By the time of Moses, around 1800 Before Our Era, olive cultivation and olive oil production – the Old Testament speaks often of it – had spread to all the then-known arable lands around the Mediterranean, an economy carried farr afield many centuries later by Roman expansion. Many different kinds of trees and fruits came out of this, partly by natural selection in different soils and climates, partly by empirical observation and grafting for desirable traits. In the course of the eighteen centuries between Caesar and Napoleon, nearly all of the then-populated Italian peninsula lying below certain temperature limits broke forth in olive trees that bore fruits of widely different characteristics. Today the oils from the lands around Lake Garda in the north are considered the lightest, those from Liguria the most fruity, the Tuscan ones the most balanced in extremely fine olivy flavour, robust consistency and durability, the Apulian ones the pepperiest, and so on through many zones and regions. The long-proven healthfulness of diets based on ample lashings of extra-virgin olive oil need hardly be reit-erated here . . . by now universally known, it attracts new and contented adherents every day.


The oldest traces of plants that may be thought of as the ancestors of olive trees have been found in south-central France and dated to about fifty million years ago. Olive-tree fossils have turned up in the Sahara Desert. Prehistoric man doubtless ate the small, harsh, bitter olives he found on wild trees. After roughly 2000 Before Our Era, olive culture and the complicated science of oil extraction spread outward from the eastern Mediterranean basin into Anatolia, Egypt and Greece. Much later, by the first century Before Our Era, olive oil production had become so vital to Roman Italy that thousands of Greek slaves, trained and specialised in these arts, worked vast estates for domestic use in the endless empire and for export to the barbarian north. After the fall of Rome in the fifth century of Our Era, Italian production fell on hard times and eventually all but perished, but the Arabs in Spain not only carried on old traditions but developed new and better methods.

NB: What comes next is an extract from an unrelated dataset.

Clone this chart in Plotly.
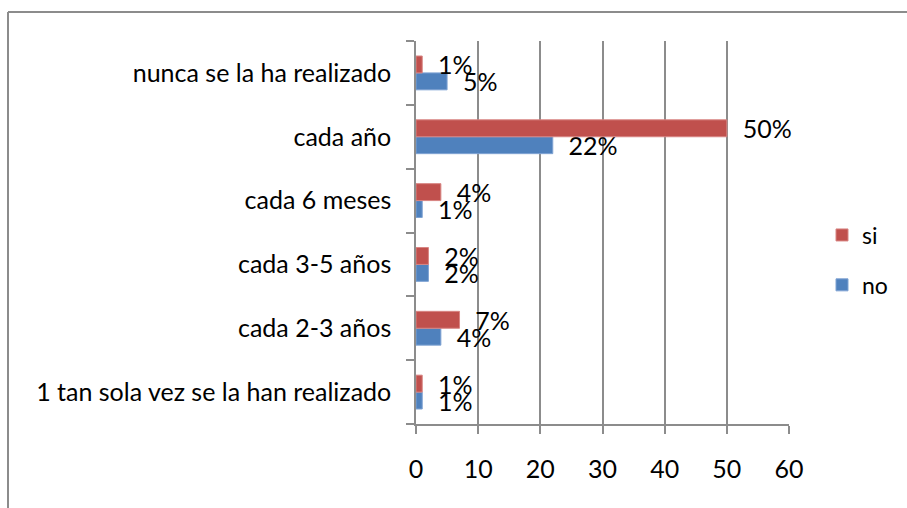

Around the year One Thousand, in the times of the Italy of the City-States (Comuni), new impetus was given to this so very vital economy, at first especially in Tuscany around Florence and Siena but soon, by about 1300, all over the peninsula. Not only did good extra-virgin oil become an indispensable staple of diets but also an index of prosperity, even of wealth. Ever since about 1880, all of southern Italian agriculture has been pivoted on oil production in great quantities, with less attention to quality. For long now the extra-virgin oils of the Centre and North, especially of Liguria, Tuscany and Umbria, have led in quality by unbeatable margins, as is recognised by demanding gourmets the world over.